* _Requirements_
Extract the text of every entry below exactly; leave images out.

───── Data excerpts ─────

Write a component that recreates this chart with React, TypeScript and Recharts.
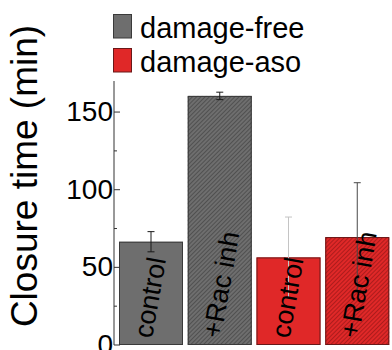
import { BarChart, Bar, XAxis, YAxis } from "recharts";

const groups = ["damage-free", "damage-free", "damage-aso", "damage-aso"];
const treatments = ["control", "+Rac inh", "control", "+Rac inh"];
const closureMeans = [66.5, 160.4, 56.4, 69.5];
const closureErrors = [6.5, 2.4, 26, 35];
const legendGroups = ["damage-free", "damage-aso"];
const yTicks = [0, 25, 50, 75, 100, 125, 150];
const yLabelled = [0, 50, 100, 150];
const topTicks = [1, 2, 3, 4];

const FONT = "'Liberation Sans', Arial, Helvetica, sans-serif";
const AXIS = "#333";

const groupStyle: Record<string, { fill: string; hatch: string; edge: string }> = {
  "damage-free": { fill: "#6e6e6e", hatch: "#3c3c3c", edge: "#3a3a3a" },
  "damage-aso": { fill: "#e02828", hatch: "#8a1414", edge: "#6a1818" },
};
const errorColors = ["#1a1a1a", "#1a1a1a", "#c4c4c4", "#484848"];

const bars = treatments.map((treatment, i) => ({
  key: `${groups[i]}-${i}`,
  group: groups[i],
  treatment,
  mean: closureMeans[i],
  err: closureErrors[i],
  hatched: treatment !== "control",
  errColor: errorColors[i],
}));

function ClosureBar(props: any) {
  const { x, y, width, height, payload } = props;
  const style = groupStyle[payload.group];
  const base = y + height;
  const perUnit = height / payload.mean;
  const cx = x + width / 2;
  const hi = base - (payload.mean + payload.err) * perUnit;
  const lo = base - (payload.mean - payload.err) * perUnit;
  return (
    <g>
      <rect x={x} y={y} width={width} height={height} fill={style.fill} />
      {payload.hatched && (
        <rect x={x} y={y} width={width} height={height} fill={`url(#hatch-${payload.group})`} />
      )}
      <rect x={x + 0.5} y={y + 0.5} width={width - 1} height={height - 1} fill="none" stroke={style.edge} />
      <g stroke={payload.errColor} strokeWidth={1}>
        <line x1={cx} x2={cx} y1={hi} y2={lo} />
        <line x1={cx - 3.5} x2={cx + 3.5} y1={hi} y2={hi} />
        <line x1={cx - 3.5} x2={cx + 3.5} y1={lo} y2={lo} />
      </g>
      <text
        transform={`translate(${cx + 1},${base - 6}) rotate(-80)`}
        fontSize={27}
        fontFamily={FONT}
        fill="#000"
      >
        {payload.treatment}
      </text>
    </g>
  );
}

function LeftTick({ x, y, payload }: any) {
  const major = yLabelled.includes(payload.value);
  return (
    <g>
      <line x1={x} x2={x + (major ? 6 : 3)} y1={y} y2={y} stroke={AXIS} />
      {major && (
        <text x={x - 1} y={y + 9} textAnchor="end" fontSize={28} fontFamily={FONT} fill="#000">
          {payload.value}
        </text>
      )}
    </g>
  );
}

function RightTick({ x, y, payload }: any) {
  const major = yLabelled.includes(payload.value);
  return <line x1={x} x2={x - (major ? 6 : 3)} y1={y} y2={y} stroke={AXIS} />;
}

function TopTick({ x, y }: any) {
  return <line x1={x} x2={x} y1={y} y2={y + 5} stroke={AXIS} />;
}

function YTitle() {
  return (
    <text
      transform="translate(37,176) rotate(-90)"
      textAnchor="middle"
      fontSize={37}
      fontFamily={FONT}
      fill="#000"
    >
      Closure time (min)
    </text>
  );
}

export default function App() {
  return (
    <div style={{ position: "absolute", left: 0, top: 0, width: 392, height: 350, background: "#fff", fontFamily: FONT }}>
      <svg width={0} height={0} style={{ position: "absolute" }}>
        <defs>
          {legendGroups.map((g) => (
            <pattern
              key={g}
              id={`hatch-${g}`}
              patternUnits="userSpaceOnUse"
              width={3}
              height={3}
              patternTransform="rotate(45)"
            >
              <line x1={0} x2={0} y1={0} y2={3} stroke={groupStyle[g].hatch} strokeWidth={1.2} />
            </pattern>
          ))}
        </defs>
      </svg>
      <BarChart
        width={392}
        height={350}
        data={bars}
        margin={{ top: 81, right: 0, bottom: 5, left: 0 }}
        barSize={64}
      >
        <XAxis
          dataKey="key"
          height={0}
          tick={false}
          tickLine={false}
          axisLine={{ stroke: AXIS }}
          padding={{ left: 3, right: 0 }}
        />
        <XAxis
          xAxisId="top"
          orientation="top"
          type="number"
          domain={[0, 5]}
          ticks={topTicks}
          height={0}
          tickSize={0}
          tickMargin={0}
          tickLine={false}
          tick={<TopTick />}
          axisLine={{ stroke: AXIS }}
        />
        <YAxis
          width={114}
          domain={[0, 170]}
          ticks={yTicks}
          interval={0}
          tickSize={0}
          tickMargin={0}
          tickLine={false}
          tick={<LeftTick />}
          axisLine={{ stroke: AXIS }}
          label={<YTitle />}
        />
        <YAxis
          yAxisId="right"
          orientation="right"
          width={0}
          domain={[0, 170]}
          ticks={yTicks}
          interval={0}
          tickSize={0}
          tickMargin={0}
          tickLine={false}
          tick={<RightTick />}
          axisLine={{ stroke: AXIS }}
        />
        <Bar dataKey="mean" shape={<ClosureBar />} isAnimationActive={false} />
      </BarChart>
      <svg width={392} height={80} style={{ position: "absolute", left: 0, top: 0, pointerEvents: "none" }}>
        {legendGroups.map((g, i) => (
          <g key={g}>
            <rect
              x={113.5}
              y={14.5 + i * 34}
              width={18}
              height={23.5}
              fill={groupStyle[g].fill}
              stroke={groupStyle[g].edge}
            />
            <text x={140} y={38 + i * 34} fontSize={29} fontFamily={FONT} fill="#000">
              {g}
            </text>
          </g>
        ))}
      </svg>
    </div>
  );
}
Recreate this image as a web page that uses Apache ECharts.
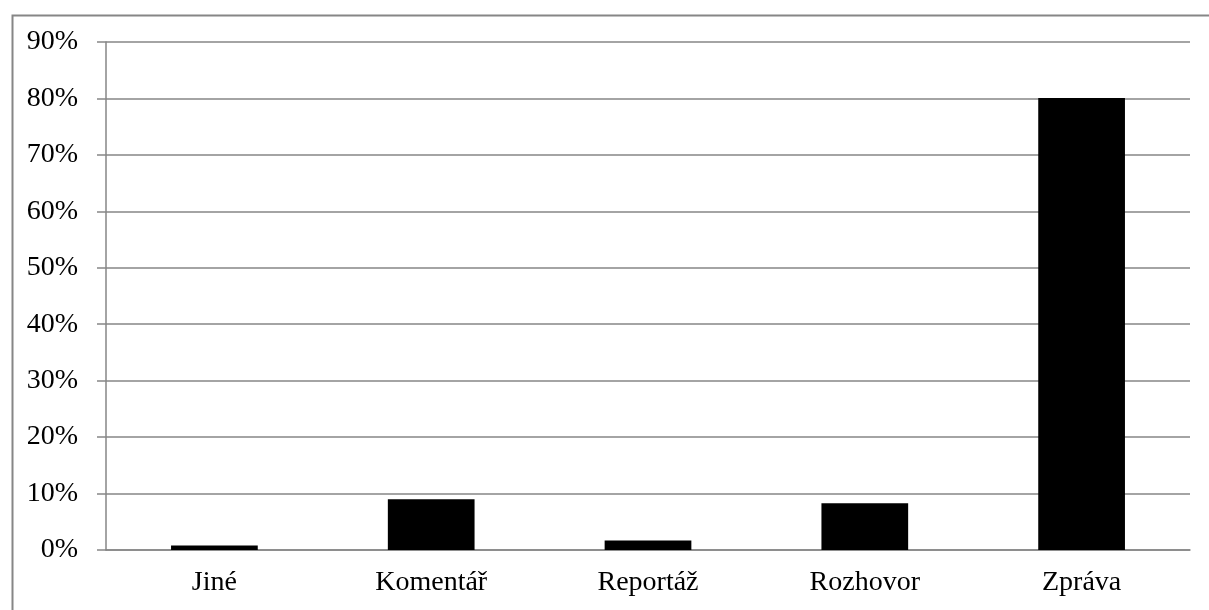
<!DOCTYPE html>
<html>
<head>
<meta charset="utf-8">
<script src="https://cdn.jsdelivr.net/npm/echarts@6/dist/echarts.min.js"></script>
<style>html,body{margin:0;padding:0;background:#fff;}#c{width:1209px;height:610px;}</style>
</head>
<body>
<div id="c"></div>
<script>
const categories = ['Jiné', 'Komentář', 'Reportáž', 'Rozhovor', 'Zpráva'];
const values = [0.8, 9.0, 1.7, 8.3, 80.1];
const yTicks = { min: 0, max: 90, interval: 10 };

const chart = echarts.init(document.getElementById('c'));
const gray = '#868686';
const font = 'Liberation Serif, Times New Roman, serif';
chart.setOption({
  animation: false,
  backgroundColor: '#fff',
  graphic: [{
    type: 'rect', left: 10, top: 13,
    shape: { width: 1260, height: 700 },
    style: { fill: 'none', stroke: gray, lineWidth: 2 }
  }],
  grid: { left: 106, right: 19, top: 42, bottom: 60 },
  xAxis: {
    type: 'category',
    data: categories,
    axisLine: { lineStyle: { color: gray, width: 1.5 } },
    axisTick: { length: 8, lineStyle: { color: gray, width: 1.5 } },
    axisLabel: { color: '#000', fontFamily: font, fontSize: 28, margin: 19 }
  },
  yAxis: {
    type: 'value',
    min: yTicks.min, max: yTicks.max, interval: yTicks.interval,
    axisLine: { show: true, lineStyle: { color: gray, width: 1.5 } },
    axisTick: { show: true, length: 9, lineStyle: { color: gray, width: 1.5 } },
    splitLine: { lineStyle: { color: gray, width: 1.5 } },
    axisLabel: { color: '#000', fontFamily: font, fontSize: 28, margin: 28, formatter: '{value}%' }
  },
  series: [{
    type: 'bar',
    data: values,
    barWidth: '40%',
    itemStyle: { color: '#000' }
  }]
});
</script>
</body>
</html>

─────

* _Reply to the exercise_
Write a component that recreates this chart with React, TypeScript and Recharts.
import { BarChart, Bar, XAxis, YAxis } from "recharts";

const groups = ["damage-free", "damage-free", "damage-aso", "damage-aso"];
const treatments = ["control", "+Rac inh", "control", "+Rac inh"];
const closureMeans = [66.5, 160.4, 56.4, 69.5];
const closureErrors = [6.5, 2.4, 26, 35];
const legendGroups = ["damage-free", "damage-aso"];
const yTicks = [0, 25, 50, 75, 100, 125, 150];
const yLabelled = [0, 50, 100, 150];
const topTicks = [1, 2, 3, 4];

const FONT = "'Liberation Sans', Arial, Helvetica, sans-serif";
const AXIS = "#333";

const groupStyle: Record<string, { fill: string; hatch: string; edge: string }> = {
  "damage-free": { fill: "#6e6e6e", hatch: "#3c3c3c", edge: "#3a3a3a" },
  "damage-aso": { fill: "#e02828", hatch: "#8a1414", edge: "#6a1818" },
};
const errorColors = ["#1a1a1a", "#1a1a1a", "#c4c4c4", "#484848"];

const bars = treatments.map((treatment, i) => ({
  key: `${groups[i]}-${i}`,
  group: groups[i],
  treatment,
  mean: closureMeans[i],
  err: closureErrors[i],
  hatched: treatment !== "control",
  errColor: errorColors[i],
}));

function ClosureBar(props: any) {
  const { x, y, width, height, payload } = props;
  const style = groupStyle[payload.group];
  const base = y + height;
  const perUnit = height / payload.mean;
  const cx = x + width / 2;
  const hi = base - (payload.mean + payload.err) * perUnit;
  const lo = base - (payload.mean - payload.err) * perUnit;
  return (
    <g>
      <rect x={x} y={y} width={width} height={height} fill={style.fill} />
      {payload.hatched && (
        <rect x={x} y={y} width={width} height={height} fill={`url(#hatch-${payload.group})`} />
      )}
      <rect x={x + 0.5} y={y + 0.5} width={width - 1} height={height - 1} fill="none" stroke={style.edge} />
      <g stroke={payload.errColor} strokeWidth={1}>
        <line x1={cx} x2={cx} y1={hi} y2={lo} />
        <line x1={cx - 3.5} x2={cx + 3.5} y1={hi} y2={hi} />
        <line x1={cx - 3.5} x2={cx + 3.5} y1={lo} y2={lo} />
      </g>
      <text
        transform={`translate(${cx + 1},${base - 6}) rotate(-80)`}
        fontSize={27}
        fontFamily={FONT}
        fill="#000"
      >
        {payload.treatment}
      </text>
    </g>
  );
}

function LeftTick({ x, y, payload }: any) {
  const major = yLabelled.includes(payload.value);
  return (
    <g>
      <line x1={x} x2={x + (major ? 6 : 3)} y1={y} y2={y} stroke={AXIS} />
      {major && (
        <text x={x - 1} y={y + 9} textAnchor="end" fontSize={28} fontFamily={FONT} fill="#000">
          {payload.value}
        </text>
      )}
    </g>
  );
}

function RightTick({ x, y, payload }: any) {
  const major = yLabelled.includes(payload.value);
  return <line x1={x} x2={x - (major ? 6 : 3)} y1={y} y2={y} stroke={AXIS} />;
}

function TopTick({ x, y }: any) {
  return <line x1={x} x2={x} y1={y} y2={y + 5} stroke={AXIS} />;
}

function YTitle() {
  return (
    <text
      transform="translate(37,176) rotate(-90)"
      textAnchor="middle"
      fontSize={37}
      fontFamily={FONT}
      fill="#000"
    >
      Closure time (min)
    </text>
  );
}

export default function App() {
  return (
    <div style={{ position: "absolute", left: 0, top: 0, width: 392, height: 350, background: "#fff", fontFamily: FONT }}>
      <svg width={0} height={0} style={{ position: "absolute" }}>
        <defs>
          {legendGroups.map((g) => (
            <pattern
              key={g}
              id={`hatch-${g}`}
              patternUnits="userSpaceOnUse"
              width={3}
              height={3}
              patternTransform="rotate(45)"
            >
              <line x1={0} x2={0} y1={0} y2={3} stroke={groupStyle[g].hatch} strokeWidth={1.2} />
            </pattern>
          ))}
        </defs>
      </svg>
      <BarChart
        width={392}
        height={350}
        data={bars}
        margin={{ top: 81, right: 0, bottom: 5, left: 0 }}
        barSize={64}
      >
        <XAxis
          dataKey="key"
          height={0}
          tick={false}
          tickLine={false}
          axisLine={{ stroke: AXIS }}
          padding={{ left: 3, right: 0 }}
        />
        <XAxis
          xAxisId="top"
          orientation="top"
          type="number"
          domain={[0, 5]}
          ticks={topTicks}
          height={0}
          tickSize={0}
          tickMargin={0}
          tickLine={false}
          tick={<TopTick />}
          axisLine={{ stroke: AXIS }}
        />
        <YAxis
          width={114}
          domain={[0, 170]}
          ticks={yTicks}
          interval={0}
          tickSize={0}
          tickMargin={0}
          tickLine={false}
          tick={<LeftTick />}
          axisLine={{ stroke: AXIS }}
          label={<YTitle />}
        />
        <YAxis
          yAxisId="right"
          orientation="right"
          width={0}
          domain={[0, 170]}
          ticks={yTicks}
          interval={0}
          tickSize={0}
          tickMargin={0}
          tickLine={false}
          tick={<RightTick />}
          axisLine={{ stroke: AXIS }}
        />
        <Bar dataKey="mean" shape={<ClosureBar />} isAnimationActive={false} />
      </BarChart>
      <svg width={392} height={80} style={{ position: "absolute", left: 0, top: 0, pointerEvents: "none" }}>
        {legendGroups.map((g, i) => (
          <g key={g}>
            <rect
              x={113.5}
              y={14.5 + i * 34}
              width={18}
              height={23.5}
              fill={groupStyle[g].fill}
              stroke={groupStyle[g].edge}
            />
            <text x={140} y={38 + i * 34} fontSize={29} fontFamily={FONT} fill="#000">
              {g}
            </text>
          </g>
        ))}
      </svg>
    </div>
  );
}
Recreate this image as a web page that uses Apache ECharts.
<!DOCTYPE html>
<html>
<head>
<meta charset="utf-8">
<script src="https://cdn.jsdelivr.net/npm/echarts@6/dist/echarts.min.js"></script>
<style>html,body{margin:0;padding:0;background:#fff;}#c{width:1209px;height:610px;}</style>
</head>
<body>
<div id="c"></div>
<script>
const categories = ['Jiné', 'Komentář', 'Reportáž', 'Rozhovor', 'Zpráva'];
const values = [0.8, 9.0, 1.7, 8.3, 80.1];
const yTicks = { min: 0, max: 90, interval: 10 };

const chart = echarts.init(document.getElementById('c'));
const gray = '#868686';
const font = 'Liberation Serif, Times New Roman, serif';
chart.setOption({
  animation: false,
  backgroundColor: '#fff',
  graphic: [{
    type: 'rect', left: 10, top: 13,
    shape: { width: 1260, height: 700 },
    style: { fill: 'none', stroke: gray, lineWidth: 2 }
  }],
  grid: { left: 106, right: 19, top: 42, bottom: 60 },
  xAxis: {
    type: 'category',
    data: categories,
    axisLine: { lineStyle: { color: gray, width: 1.5 } },
    axisTick: { length: 8, lineStyle: { color: gray, width: 1.5 } },
    axisLabel: { color: '#000', fontFamily: font, fontSize: 28, margin: 19 }
  },
  yAxis: {
    type: 'value',
    min: yTicks.min, max: yTicks.max, interval: yTicks.interval,
    axisLine: { show: true, lineStyle: { color: gray, width: 1.5 } },
    axisTick: { show: true, length: 9, lineStyle: { color: gray, width: 1.5 } },
    splitLine: { lineStyle: { color: gray, width: 1.5 } },
    axisLabel: { color: '#000', fontFamily: font, fontSize: 28, margin: 28, formatter: '{value}%' }
  },
  series: [{
    type: 'bar',
    data: values,
    barWidth: '40%',
    itemStyle: { color: '#000' }
  }]
});
</script>
</body>
</html>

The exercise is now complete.